Mary Fitzgerald Square is being repaired and refurbished to better accommodate large public events. It is also being redesigned to improve pedestrian flows, create space for relaxation, and soften the hard landscaping. The Square carries a rich and varied history from Johannesburg’s very early mining town days. It has been host to a number of periods of change, the most significant being our new democracy. Prior to this, the old flea market and the Market Theatre Precinct space served as a mixed-race meeting place under apartheid, a place of creative exchange, political resistance and future optimism despite the politics of the time. This upgrade is as much testament to the functionality of the site as a public space as it is to the ongoing change within the city’s public environments. It is envisaged that a medium to large-scale sculpture will create a focal point midway on the southern edge (Jeppe Street) of the square, with a view to celebrating change in the city.

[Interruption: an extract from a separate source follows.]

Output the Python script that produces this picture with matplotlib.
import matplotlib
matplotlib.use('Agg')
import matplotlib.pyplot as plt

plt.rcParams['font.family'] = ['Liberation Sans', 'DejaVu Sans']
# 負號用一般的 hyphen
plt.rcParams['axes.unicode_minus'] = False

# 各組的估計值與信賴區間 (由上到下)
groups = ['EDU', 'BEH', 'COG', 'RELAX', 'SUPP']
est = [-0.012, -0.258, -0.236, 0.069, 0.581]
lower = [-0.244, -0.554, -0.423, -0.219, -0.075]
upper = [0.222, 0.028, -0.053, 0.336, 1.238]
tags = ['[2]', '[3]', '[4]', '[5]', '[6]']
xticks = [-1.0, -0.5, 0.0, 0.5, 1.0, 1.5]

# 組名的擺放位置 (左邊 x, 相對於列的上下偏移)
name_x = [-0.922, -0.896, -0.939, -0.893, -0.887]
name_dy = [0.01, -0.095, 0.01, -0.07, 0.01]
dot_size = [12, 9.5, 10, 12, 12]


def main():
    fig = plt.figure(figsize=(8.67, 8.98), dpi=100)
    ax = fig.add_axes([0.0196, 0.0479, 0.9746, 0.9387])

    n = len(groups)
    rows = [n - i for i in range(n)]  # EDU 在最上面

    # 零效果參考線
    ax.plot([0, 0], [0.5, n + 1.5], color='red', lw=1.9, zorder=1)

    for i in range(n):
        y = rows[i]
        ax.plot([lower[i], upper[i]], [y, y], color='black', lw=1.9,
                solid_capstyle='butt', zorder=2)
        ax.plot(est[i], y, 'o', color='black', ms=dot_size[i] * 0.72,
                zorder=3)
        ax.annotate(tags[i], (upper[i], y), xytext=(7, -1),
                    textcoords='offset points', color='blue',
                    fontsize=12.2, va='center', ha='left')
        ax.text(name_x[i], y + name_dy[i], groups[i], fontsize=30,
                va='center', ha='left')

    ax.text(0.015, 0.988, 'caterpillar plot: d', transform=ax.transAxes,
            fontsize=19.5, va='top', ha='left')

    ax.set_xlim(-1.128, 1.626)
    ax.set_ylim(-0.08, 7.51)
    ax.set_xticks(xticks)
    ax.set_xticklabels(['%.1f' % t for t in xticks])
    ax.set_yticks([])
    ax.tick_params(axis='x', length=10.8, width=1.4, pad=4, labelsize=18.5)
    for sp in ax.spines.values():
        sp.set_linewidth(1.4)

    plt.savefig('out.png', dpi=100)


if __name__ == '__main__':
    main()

The redeveloped corner site of Leyds and Biccard Streets provides space for the installation of a medium-scale sculpture. This main element is accompanied by an additional detail in core-ten steel, which requires a redesign of commuter or pedestrian figures in a line positioned along the upgraded Biccard Street bridge wall. The City of Johannesburg has made a substantial investment in transport infrastructure, and the Commuter Links commission is linked to the upgrading of the roads around the Rotunda and Park Station that will improve the pedestrian experience in this important transport hub.

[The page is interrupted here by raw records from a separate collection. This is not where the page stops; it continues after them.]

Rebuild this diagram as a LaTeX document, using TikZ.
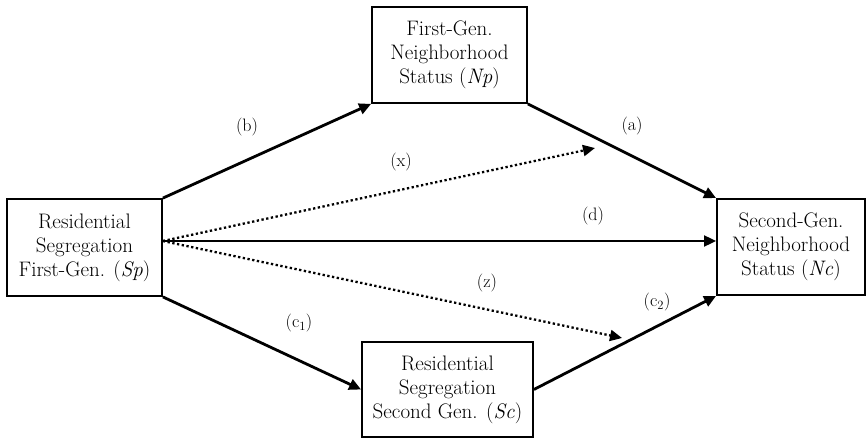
\documentclass[tikz,border=0pt]{standalone}
\usepackage{fontspec}
\usetikzlibrary{arrows.meta}
\begin{document}
\begin{tikzpicture}[x=1pt,y=-1pt,
  box/.style={draw, line width=1.8pt, align=center, inner sep=0pt, font=\fontsize{21}{24}\selectfont},
  lab/.style={font=\fontsize{18}{20}\selectfont, inner sep=0pt},
  tip/.style={-{Triangle[length=12pt,width=11pt]}},
  arr/.style={tip, line width=2.8pt},
  thinarr/.style={tip, line width=1.8pt},
  dotarr/.style={tip, line width=2.3pt, dash pattern=on 2.3pt off 2.5pt}]
\useasboundingbox (0,0) rectangle (867,438);
\node[box, minimum width=155pt, minimum height=97pt] (Sp) at (84.5,247.5)
  {Residential\\Segregation\\First-Gen. (\textit{Sp})};
\node[box, minimum width=155pt, minimum height=96pt] (Np) at (449.5,55)
  {First-Gen.\\Neighborhood\\Status (\textit{Np})};
\node[box, minimum width=148pt, minimum height=96pt] (Nc) at (791,247)
  {Second-Gen.\\Neighborhood\\Status (\textit{Nc})};
\node[box, minimum width=171pt, minimum height=95pt] (Sc) at (447.5,389.5)
  {Residential\\Segregation\\Second Gen. (\textit{Sc})};
\coordinate (src) at ([yshift=6.5pt]Sp.east);
\coordinate (xend) at (595,148);
\coordinate (zend) at (622,338);
\draw[arr] (Sp.north east) -- (Np.south west);
\draw[arr] (Np.south east) -- (Nc.north west);
\draw[arr] (Sp.south east) -- (Sc.west);
\draw[arr] (Sc.east) -- (Nc.south west);
\draw[thinarr] (src) -- (src -| Nc.west);
\draw[dotarr] (src) -- (xend);
\draw[dotarr] (src) -- (zend);
\node[lab] (lb) at (247,127) {(b)};
\node[lab] (la) at (632,126) {(a)};
\node[lab] (lx) at (401,162) {(x)};
\node[lab] (ld) at (593,216) {(d)};
\node[lab] (lz) at (487,283) {(z)};
\node[lab] (lc1) at (299,323) {(c\textsubscript{1})};
\node[lab] (lc2) at (657,302) {(c\textsubscript{2})};
\end{tikzpicture}
\end{document}
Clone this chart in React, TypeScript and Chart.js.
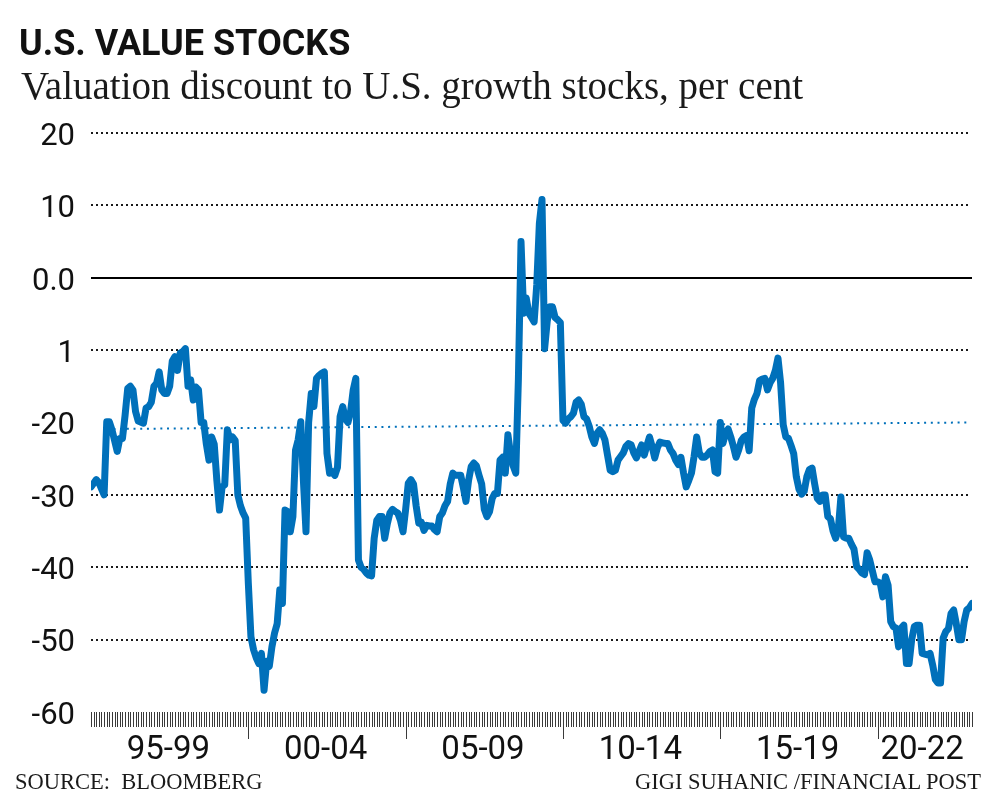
import React, { useEffect, useRef } from "react";
import { Chart, registerables } from "chart.js";

Chart.register(...registerables);

// Month index (0 = Jan 1995) and valuation discount (%)
const months: number[] = [
  0, 2, 3, 5, 6, 7, 8, 10, 11, 12, 13, 14, 15, 16, 17, 18, 20, 21, 22, 23, 24, 25, 26, 27, 28, 29,
  30, 31, 32, 33, 34, 35, 36, 37, 38, 39, 40, 41, 42, 43, 44, 45, 46, 47, 48, 49, 50, 51, 52, 53, 54,
  55, 56, 57, 58, 59, 60, 61, 62, 63, 64, 65, 66, 67, 68, 69, 70, 71, 72, 73, 74, 75, 76, 77, 78, 79,
  80, 81, 82, 83, 84, 85, 86, 87, 88, 89, 90, 91, 92, 93, 94, 95, 96, 97, 98, 99, 100, 101, 102, 103,
  104, 105, 106, 107, 108, 109, 110, 111, 112, 113, 114, 115, 116, 117, 118, 119, 120, 121, 122, 123,
  124, 125, 126, 127, 128, 129, 130, 131, 132, 133, 134, 135, 136, 137, 138, 139, 140, 141, 142, 143,
  144, 145, 146, 147, 148, 149, 150, 151, 152, 153, 154, 155, 156, 157, 158, 159, 160, 161, 162, 163,
  164, 165, 166, 167, 168, 169, 170, 171, 172, 173, 174, 175, 176, 177, 178, 179, 180, 181, 182, 183,
  184, 185, 186, 187, 188, 189, 190, 191, 192, 193, 194, 195, 196, 197, 198, 199, 200, 201, 202, 203,
  204, 205, 206, 207, 208, 209, 210, 211, 212, 213, 214, 215, 216, 217, 218, 219, 220, 221, 222, 223,
  224, 225, 226, 227, 228, 229, 230, 231, 232, 233, 234, 235, 236, 237, 238, 239, 240, 241, 242, 243,
  244, 245, 246, 247, 248, 249, 250, 251, 252, 253, 254, 255, 256, 257, 258, 259, 260, 261, 262, 263,
  264, 265, 266, 267, 268, 269, 270, 271, 272, 273, 274, 275, 276, 277, 278, 279, 280, 281, 282, 283,
  284, 285, 286, 287, 288, 289, 290, 291, 292, 293, 294, 295, 296, 297, 298, 299, 300, 301, 302, 303,
  304, 305, 306, 307, 308, 309, 310, 311, 312, 313, 314, 315, 316, 317, 318, 319, 320, 321, 322, 323,
  324, 325, 326, 327, 328, 329, 330, 331, 332, 333, 334, 335, 336,
];

const discount: number[] = [
  -28.9, -27.9, -28.3, -30.0, -19.9, -19.9, -21.0, -24.0, -22.2, -22.2, -19.0, -15.3, -15.0, -15.5, -18.5, -19.8, -20.1, -18.0, -17.8, -17.2, -15.0, -14.6, -13.0, -15.5, -16.0, -16.0,
  -15.0, -11.5, -10.9, -12.8, -10.4, -10.2, -9.8, -15.0, -14.1, -16.9, -15.1, -15.5, -20.0, -20.0, -23.0, -25.2, -22.0, -23.0, -28.0, -32.1, -28.9, -28.6, -21.0, -22.4, -22.0,
  -22.5, -30.0, -31.5, -32.5, -33.2, -42.2, -49.6, -51.4, -52.5, -53.3, -51.9, -57.0, -53.0, -53.7, -51.0, -49.1, -47.8, -43.1, -45.0, -32.1, -32.3, -35.1, -33.0, -23.8, -22.4,
  -19.9, -28.0, -35.1, -20.0, -16.0, -17.8, -13.9, -13.5, -13.2, -13.0, -24.3, -27.0, -26.8, -27.3, -26.2, -19.2, -17.8, -19.5, -20.0, -18.5, -15.5, -13.9, -39.0, -40.0,
  -40.3, -40.8, -41.1, -41.2, -36.0, -33.5, -33.0, -33.0, -36.0, -34.0, -32.5, -32.0, -32.3, -32.5, -33.5, -35.1, -32.0, -28.4, -27.9, -28.5,
  -31.5, -33.9, -33.8, -34.9, -34.2, -34.3, -34.3, -34.8, -35.1, -33.0, -32.5, -31.5, -30.9, -28.5, -27.0, -27.3, -27.3, -27.3, -29.0, -30.9,
  -28.0, -26.1, -25.6, -26.0, -27.3, -28.5, -32.0, -33.0, -32.3, -30.5, -29.8, -29.8, -25.2, -24.8, -27.0, -21.7, -24.3, -26.0, -27.0, -14.0,
  5.0, -4.9, -2.8, -4.9, -5.5, -6.1, -1.0, 7.5, 10.8, -9.8, -6.0, -4.0, -4.0, -5.5, -5.8, -6.2, -19.7, -20.1, -19.5, -19.2,
  -18.7, -17.2, -16.9, -17.5, -19.2, -19.5, -20.5, -22.0, -22.9, -21.5, -21.0, -21.5, -22.4, -24.5, -26.6, -26.8, -26.6, -25.2, -24.7, -24.2,
  -23.3, -22.9, -23.1, -24.2, -24.9, -24.0, -23.1, -24.5, -23.2, -22.0, -23.3, -24.9, -23.5, -22.7, -22.8, -22.9, -22.9, -23.8, -24.3, -25.2,
  -25.8, -24.8, -27.0, -28.9, -28.0, -27.0, -24.7, -22.0, -24.2, -24.8, -24.8, -24.5, -24.0, -23.8, -26.8, -27.0, -20.0, -22.9, -21.5, -20.9,
  -22.0, -23.3, -24.8, -23.8, -22.5, -22.0, -21.8, -23.9, -18.0, -16.8, -16.0, -14.2, -14.0, -13.9, -15.5, -14.5, -13.9, -12.8, -11.1, -14.5,
  -20.3, -22.0, -22.2, -23.2, -24.3, -27.5, -29.2, -29.9, -29.5, -27.5, -26.5, -26.3, -28.5, -30.5, -30.9, -30.0, -30.0, -33.0, -33.3, -35.0,
  -36.0, -34.8, -30.3, -35.8, -36.0, -36.0, -36.8, -37.5, -39.9, -40.3, -40.8, -41.0, -38.0, -39.0, -40.5, -42.0, -42.0, -42.2, -44.1, -41.3,
  -42.5, -47.5, -48.2, -48.4, -51.0, -48.4, -48.0, -53.3, -53.3, -50.0, -48.2, -48.0, -48.0, -51.9, -52.0, -52.1, -51.9, -53.5, -55.5, -56.0,
  -56.0, -49.8, -48.9, -48.5, -46.4, -45.9, -47.8, -50.0, -50.0, -47.5, -45.9, -45.6, -45.0,
];

// Faint blue reference line near -20
const refMonths: number[] = [6, 335];
const refValues: number[] = [-20.9, -20.0];

const yTickValues: number[] = [20, 10, 0, -10, -20, -30, -40, -50, -60];
const yTickLabels: string[] = ["20", "10", "0.0", "1", "-20", "-30", "-40", "-50", "-60"];
const dottedGridValues: number[] = [20, 10, -10, -30, -40, -50];

const xLabelPositions: number[] = [29.5, 89.5, 149.5, 209.5, 269.5, 317];
const xLabels: string[] = ["95-99", "00-04", "05-09", "10-14", "15-19", "20-22"];
const majorTickMonths: number[] = [60, 120, 180, 240, 300];
const firstMonth = 0;
const lastMonth = 336;

const BLUE = "#0070ba";
const SANS = "Roboto, 'Noto Sans', sans-serif";
const SERIF = "'Liberation Serif', 'Times New Roman', serif";

const gridPlugin = {
  id: "ftGrid",
  beforeDatasetsDraw(chart: any) {
    const { ctx, chartArea, scales } = chart;
    const x = scales.x;
    const y = scales.y;
    ctx.save();
    ctx.strokeStyle = "#1a1a1a";
    ctx.lineWidth = 2;
    ctx.setLineDash([2, 3]);
    for (const v of dottedGridValues) {
      const py = Math.round(y.getPixelForValue(v));
      ctx.beginPath();
      ctx.moveTo(chartArea.left, py);
      ctx.lineTo(chartArea.right - 2, py);
      ctx.stroke();
    }
    ctx.setLineDash([]);
    ctx.strokeStyle = "#000";
    ctx.lineWidth = 2;
    const p0 = Math.round(y.getPixelForValue(0));
    ctx.beginPath();
    ctx.moveTo(chartArea.left, p0);
    ctx.lineTo(chartArea.right, p0);
    ctx.stroke();
    ctx.strokeStyle = "#3a3a3a";
    ctx.lineWidth = 1;
    const top = chartArea.bottom;
    for (let m = firstMonth; m <= lastMonth; m++) {
      const px = Math.round(x.getPixelForValue(m)) + 0.5;
      const len = majorTickMonths.includes(m) ? 27 : 15;
      ctx.beginPath();
      ctx.moveTo(px, top);
      ctx.lineTo(px, top + len);
      ctx.stroke();
    }
    ctx.restore();
  },
};

export default function App() {
  const canvasRef = useRef<HTMLCanvasElement | null>(null);

  useEffect(() => {
    if (!canvasRef.current) return;
    const chart = new Chart(canvasRef.current, {
      type: "line",
      data: {
        datasets: [
          {
            data: months.map((m, i) => ({ x: m, y: discount[i] })),
            borderColor: BLUE,
            borderWidth: 7,
            borderJoinStyle: "round",
            borderCapStyle: "round",
            pointRadius: 0,
            tension: 0,
            fill: false,
          },
          {
            data: refMonths.map((m, i) => ({ x: m, y: refValues[i] })),
            borderColor: BLUE,
            borderWidth: 2,
            borderDash: [2, 4.7],
            pointRadius: 0,
            tension: 0,
            fill: false,
          },
        ],
      },
      options: {
        responsive: false,
        animation: false,
        events: [],
        layout: { padding: { top: 133, right: 28, bottom: 0, left: 0 } },
        plugins: { legend: { display: false }, tooltip: { enabled: false }, title: { display: false } },
        scales: {
          x: {
            type: "linear",
            min: firstMonth,
            max: lastMonth,
            grid: { display: false, drawTicks: false },
            border: { display: false },
            afterBuildTicks: (scale: any) => {
              scale.ticks = xLabelPositions.map((v) => ({ value: v }));
            },
            afterFit: (scale: any) => {
              scale.height = 90;
            },
            ticks: {
              autoSkip: false,
              maxRotation: 0,
              padding: 19,
              color: "#111",
              font: { family: SANS, size: 33 },
              callback: (_v: any, i: number) => xLabels[i],
            },
          },
          y: {
            type: "linear",
            min: -60,
            max: 20,
            grid: { display: false, drawTicks: false },
            border: { display: false },
            afterBuildTicks: (scale: any) => {
              scale.ticks = yTickValues.map((v) => ({ value: v }));
            },
            afterFit: (scale: any) => {
              scale.width = 91;
            },
            ticks: {
              padding: 16,
              labelOffset: 4,
              color: "#111",
              font: { family: SANS, size: 31 },
              callback: (_v: any, i: number) => yTickLabels[i],
            },
          },
        },
      },
      plugins: [gridPlugin],
    });
    return () => chart.destroy();
  }, []);

  return (
    <div style={{ position: "absolute", left: 0, top: 0, width: 1000, height: 802, background: "#fff", overflow: "hidden" }}>
      <canvas ref={canvasRef} width={1000} height={802} style={{ position: "absolute", left: 0, top: 0, width: 1000, height: 802 }} />
      <div
        style={{
          position: "absolute",
          left: 19,
          top: 24.5,
          fontFamily: SANS,
          fontWeight: 700,
          fontSize: 36,
          lineHeight: "36px",
          letterSpacing: 0,
          color: "#111",
          whiteSpace: "pre",
        }}
      >
        U.S. VALUE STOCKS
      </div>
      <div
        style={{
          position: "absolute",
          left: 21,
          top: 65.5,
          fontFamily: SERIF,
          fontSize: 39,
          lineHeight: "39px",
          color: "#1a1a1a",
          whiteSpace: "pre",
        }}
      >
        Valuation discount to U.S. growth stocks, per cent
      </div>
      <div
        style={{
          position: "absolute",
          left: 15,
          top: 771,
          fontFamily: SERIF,
          fontSize: 22.5,
          lineHeight: "22.5px",
          color: "#1a1a1a",
          whiteSpace: "pre",
        }}
      >
        {"SOURCE:  BLOOMBERG"}
      </div>
      <div
        style={{
          position: "absolute",
          right: 19,
          top: 771,
          fontFamily: SERIF,
          fontSize: 22.5,
          lineHeight: "22.5px",
          color: "#1a1a1a",
          whiteSpace: "pre",
        }}
      >
        GIGI SUHANIC /FINANCIAL POST
      </div>
    </div>
  );
}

This commission takes into consideration the wealth of cultural industries and public art legacy in greater Braamfontein, and identifies the site itself as a marker between, for example, the Eland by Clive van Den Berg on the northern edge of Braamfontein and the Fire Walker by William Kentridge and Gerhard Marx on the northern edge of the CBD.
Companies, joint ventures, individuals, or artist groups and collectives experienced in media suited to outdoor public artwork are invited to submit proposals for the production of public artworks to be located at Mary Fitzgerald Square in Newtown and the Commuter Links in Braamfontein. The competition tender is open to artists and designers working or living in Johannesburg, or who can prove a strong affiliation and history to the competition sites. The tender will be available from 11th March and will close on 30 March 2011. The documents are available for collection at the JDA offices at The Bus Factory, 3 President Street, Newtown.